Overstock Posts a Q1 Loss
For those of you who run small businesses and home office businesses based on affiliate marketing may be interested to hear that Overstock has posted a $15.9 million dollar loss for the first quarter of 2006 and expect Q2 will see a similar result.
Overstock’s press release said in par:
Overstock.com Reports First Quarter 2006 Financial Results
Summary of results:
* Q1 Total revenue: $180.2 million, up 9% versus 2005
* Q1 Gross profits: $25.2 million, up 2% versus 2005
* Q1 Gross margins: 14.0% compared to 14.9% in 2005
* Q1 Net loss: $(15.9) million or $(0.82) earnings per share
SALT LAKE CITY, April 28 /PRNewswire-FirstCall/ — Overstock.com, Inc. (NASDAQ:OSTK) today reported financial results for its first quarter ended March 31, 2006.
“Chop wood, carry water.”
- Wu LiDear Owners,
We lost $15.9 million in Q1. I anticipate Q2 will look about the same, before we start climbing out of this hole in the second half of 2006. Our theme for this year is to slow growth during the first half of the year so we can work on improving internal business processes in preparation for stronger performance in Q4 and beyond. We continue to anticipate things will look better in Q3, and to be out of the ditch by Q4. Nothing that has happened recently suggests to me that we should change course.

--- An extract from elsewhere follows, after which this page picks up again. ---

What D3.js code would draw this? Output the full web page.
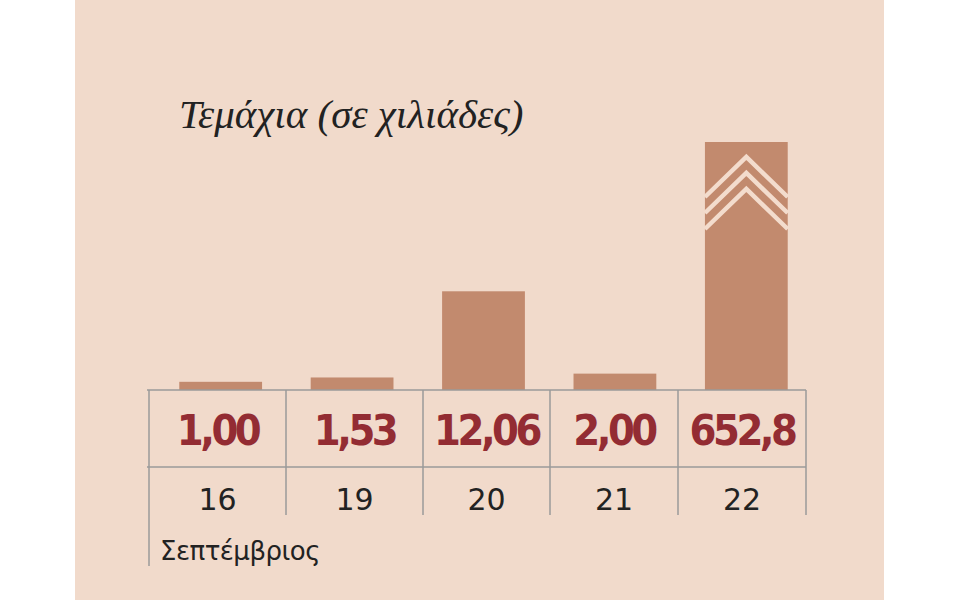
<!DOCTYPE html>
<html><head><meta charset="utf-8">
<script src="https://cdn.jsdelivr.net/npm/d3@7"></script>
<style>body{margin:0;background:#fff}</style></head>
<body><svg id="c" width="960" height="600"></svg>
<script>
const days = ["16","19","20","21","22"];
const values = [1.00, 1.53, 12.06, 2.00, 652.8];
const valueLabels = ["1,00","1,53","12,06","2,00","652,8"];
const title = "Τεμάχια (σε χιλιάδες)";
const monthLabel = "Σεπτέμβριος";

const svg = d3.select("#c");
svg.append("rect").attr("x",75).attr("y",0).attr("width",809).attr("height",600).attr("fill","#f1dacb");

const baseY = 390, capVal = 30.3;
const y = d3.scaleLinear().domain([0, capVal]).range([baseY, 142]).clamp(true);
const x = d3.scaleBand().domain(days).range([153, 814]).paddingInner(0.37).paddingOuter(0.2);
const cols = [149, 286, 423, 550, 678, 806];
const colCenters = d3.range(5).map(i => (cols[i]+cols[i+1])/2);

svg.selectAll(".bar").data(values).join("rect")
  .attr("x",(d,i)=>x(days[i])).attr("width",x.bandwidth())
  .attr("y",d=>y(d)).attr("height",d=>baseY-y(d)).attr("fill","#c28a6e");

values.forEach((v,i)=>{
  if(v>capVal){
    const x0=x(days[i]), w=x.bandwidth(), cx=x0+w/2;
    [157,173,189].forEach(ay=>{
      svg.append("path").attr("d",`M${x0},${ay+40}L${cx},${ay}L${x0+w},${ay+40}`)
        .attr("fill","none").attr("stroke","#f3dccd").attr("stroke-width",4.5);
    });
  }
});

const g="#9a9a9a";
svg.append("line").attr("x1",147).attr("x2",806).attr("y1",baseY).attr("y2",baseY).attr("stroke",g).attr("stroke-width",1.5);
svg.append("line").attr("x1",147).attr("x2",806).attr("y1",467).attr("y2",467).attr("stroke",g).attr("stroke-width",1.5);
cols.forEach((c,i)=>{
  svg.append("line").attr("x1",c).attr("x2",c).attr("y1",baseY).attr("y2",i===0?566:515).attr("stroke",g).attr("stroke-width",1.5);
});

svg.selectAll(".val").data(valueLabels).join("text")
  .attr("x",(d,i)=>colCenters[i]).attr("y",445).attr("text-anchor","middle")
  .attr("font-family","DejaVu Sans Condensed, DejaVu Sans").attr("font-weight","bold")
  .attr("font-size",43).attr("letter-spacing",-3.5).attr("fill","#932c33").text(d=>d);

svg.selectAll(".day").data(days).join("text")
  .attr("x",(d,i)=>colCenters[i]).attr("y",510).attr("text-anchor","middle")
  .attr("font-family","DejaVu Sans, sans-serif").attr("font-size",30).attr("fill","#222").text(d=>d);

svg.append("text").attr("x",160).attr("y",560).attr("font-family","DejaVu Sans, sans-serif")
  .attr("font-size",26).attr("fill","#222").attr("letter-spacing",-0.5).text(monthLabel);

svg.append("text").attr("x",179).attr("y",128).attr("font-family","Liberation Serif, DejaVu Serif, serif")
  .attr("font-style","italic").attr("font-size",41).attr("fill","#222").text(title);
</script></body></html>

Sales and operating expenses in Q1 were just what I expected, though margins were a bit lower than I anticipated. The lower margins are a function of a couple of things. Part of it stemmed from warehouse costs that were simply carryover from the systems problems that plagued us in the last part of 2005. We are currently working on an improved build-out of our Salt Lake City fulfillment warehouse, and I am hopeful that when we finish this in June, we will see a drop in our variable handling costs immediately. Additionally, a small amount comes from customer service costs, which again, were inflated due to our systemic problems in 2005, but also because we are emphasizing quality over cost: when our new customer service application goes live in June, I expect a significant drop in these costs.
Again, I believe that Q2 will look like this past quarter. It is going to take until Q3 to start seeing the benefits of the various technologies and platforms we have spent the last year building. I believe that our expense management (how much it costs to handle a package, a customer service call, etc.) will be much better starting in June and July. Other corporate expense management looks good. But gross margins will likely remain where they are in Q2 for other reasons. As a result of improvements in our inventory management systems, I believe we are carrying more inventory than we really need, and we plan to bring it down another $15-20 million over the next few months.
We ended Q1 with $52 million in cash and marketable securities, including $20 million of borrowings on our inventory lines. We have an additional $30 million of availability on our lines, and are continuing to reduce inventory to turn it back into cash.
In summary, I’m committed to stay the course: slowing growth while we improve our systems and enhance the service we provide to our customers. Unfortunately, Q2 will be another disappointing quarter at the bottom line; then the tide should start coming back in by Q3 and we should be afloat in Q4.